In the past two years, car thefts have increased by nearly 80 percent in Clackamas County — to the point where the district attorney is calling it an "epidemic."

PHOTO COURTESY: COUNTY DISTRICT ATTORNEY'S OFFICE - A chart showing car-theft cases referred for prosecution in Clackamas County. Chief Deputy DA Chris Owen said the problem has skyrocketed after the Oregon Court of Appeals decided cases in 2014 and 2015 that had a domino effect on the cases that would follow. Owen said the court determined that certain evidence that had been used for years to get convictions wasn't enough.

Facts like damage to the vehicle, presence of a "crime-committing kit," other stolen items in the car, drugs, not having registration or insurance cards are no longer enough to make the case.

That means without a confession, cases are very difficult to prosecute.
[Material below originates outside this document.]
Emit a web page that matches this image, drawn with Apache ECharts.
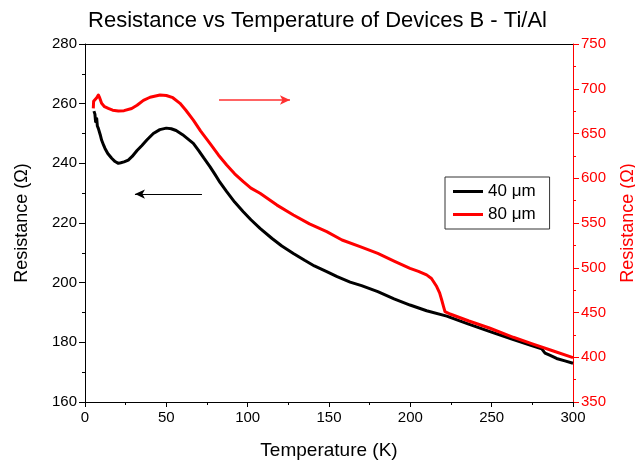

Thieves essentially can claim they got the car from someone else and get away with it.

Voters passed Measure 57 in 2008, which increased the punishment for repeat property criminals. Before that, car thieves were not eligible for prison sentences until their fifth conviction.

Owen said the Oregon District Attorney Association has proposed legislation to fix the laws so cases can be more successfully prosecuted. So far, however, lawmakers have killed the bills. The DA's office said there are even signs legislators intend to roll back Measure 57.